Le marché pétrolier étant très agité à cause de la guerre en Ukraine. Par ailleurs, l’ambassadeur américain à Tripoli, Richard Norland, a fait hier un saut à Tripoli pour rencontrer les principaux acteurs de la scène libyenne, en dehors de Abdelhamid Dbeyba et Fathi Bachagha. Il a ainsi rencontré les trois membres du Conseil présidentiel, Youssef El Menfi, Abdallah Ellafi et Moussa El Kouni. La rencontre a débouché sur une déclaration du président El Menfi, annonçant que «le Conseil présidentiel prendra les choses en main, si l’actuelle rencontre de Genève entre Salah Aguila et Salah Cherif n’aboutit pas».
Norland a également rencontré Imed Essayah, le président de l’Instance électorale. A ce dernier, l’ambassadeur américain a dit que «les élections peuvent se tenir, même en présence des deux gouvernements», provoquant une réaction de Mohamed Sawan, l’ex-président du parti Justice et édification, bras politique des Frères musulmans, qualifiant cette approche de «non-concevable». Norland s’est repris au bout de deux heures, pour dire que «c’est aux Libyens de trouver la formule adéquate».
L’ambassadeur américain s’est également entretenu avec Mustapha Sanaallah, le président de l’Entreprise nationale de pétrole, pour trouver une issue au blocage du pétrole, qui réduit de près de 600 000 barils/jour la production libyenne et le marché international, en pleine crise d’énergie. C’est dire combien l’ambassadeur américain est sous pression.
Dessous
Toutefois, aussi courte soit la distance entre les positions d'Aguila et Mechri, des doutes persistent sur l’exécution de l’accord, la majorité des acteurs évoluant en marge de Genève. «Chaque clan veut préserver les intérêts de ses disciples, dans le domaine du pétrole et ailleurs, tout comme les puissances régionales et internationales», a expliqué à El Watan le juge Jamel Bennour, originaire de Benghazi et résidant à Tripoli.
«Cette réunion de Genève pourrait déboucher sur un accord avec des dates précises pour les élections générales, une répartition équitable des fonctions exécutives, ainsi que des expressions claires dans la Constitution sur la distribution des revenus du pétrole.
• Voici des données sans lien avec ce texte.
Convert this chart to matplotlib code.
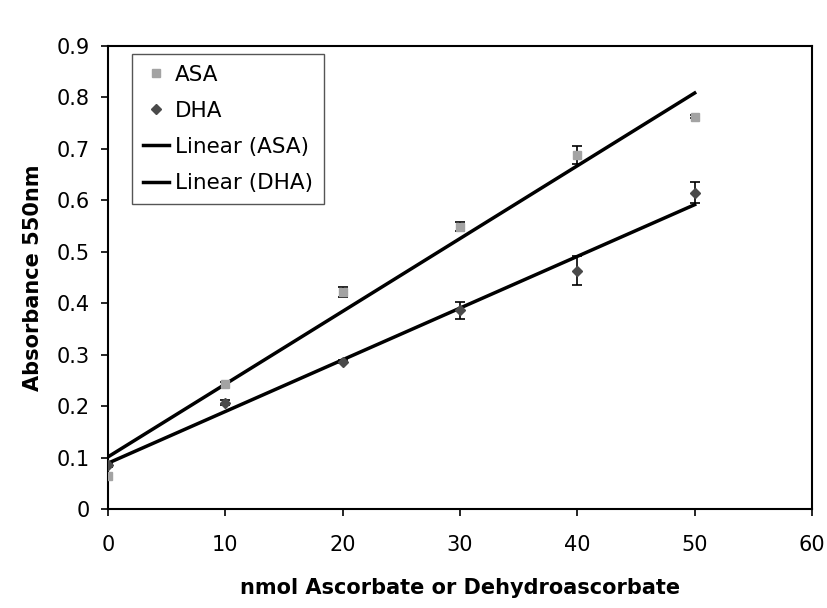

Toutefois, ce ne sont pas les premières dates, ni les uniques promesses de cette décennie de désordre libyen», a-t-il ajouté, reflétant un malaise énorme de la rue libyenne, qui n’accorde plus autant de confiance à cette classe politique, partie prenante de tous les maux de la Libye.
Un autre facteur est à prendre en considération, il s’agit du blocage du pétrole libyen, décidé depuis le 13 avril dernier à l’Est, et qui pèse lourd sur les négociations de Genève, parrainée par l’ONU. A l’image de l’ambassadeur Norland, la communauté internationale, notamment l’Occident, fait pression pour trouver une solution politique permettant de rouvrir les vannes du pétrole, en pleine crise d’énergie, née de la guerre d’Ukraine.
Et même si Salah Aguila ne l’a pas dit ouvertement, tous les intervenants sur le dossier libyen sont convaincus que l’Est et le Sud libyens demandent surtout l’application de la clause du contrôle des revenus du pétrole, promise depuis la signature de cessez-le-feu en octobre 2020, mais jamais exécutée. «Personne ne veut, certes, reprendre la guerre en Libye. Mais il est impératif de mettre fin à la dilapidation des revenus du pétrole et une suspicion de financement des milices par cet argent», assure le politologue libyen Ezzeddine Aguil.
En plus, la communauté internationale est désormais convaincue que «rien ne pourrait avancer en Libye, sans résoudre cette problématique de contrôle des revenus du pétrole», comme le souligne le juge libyen, Jamel Bennour. L’ambassadeur Norland a certes annoncé l’équité recherchée dans la distribution des revenus du pétrole. Cependant, la situation libyenne est très complexe et Norland n'a pas pas toutes les cartes en main.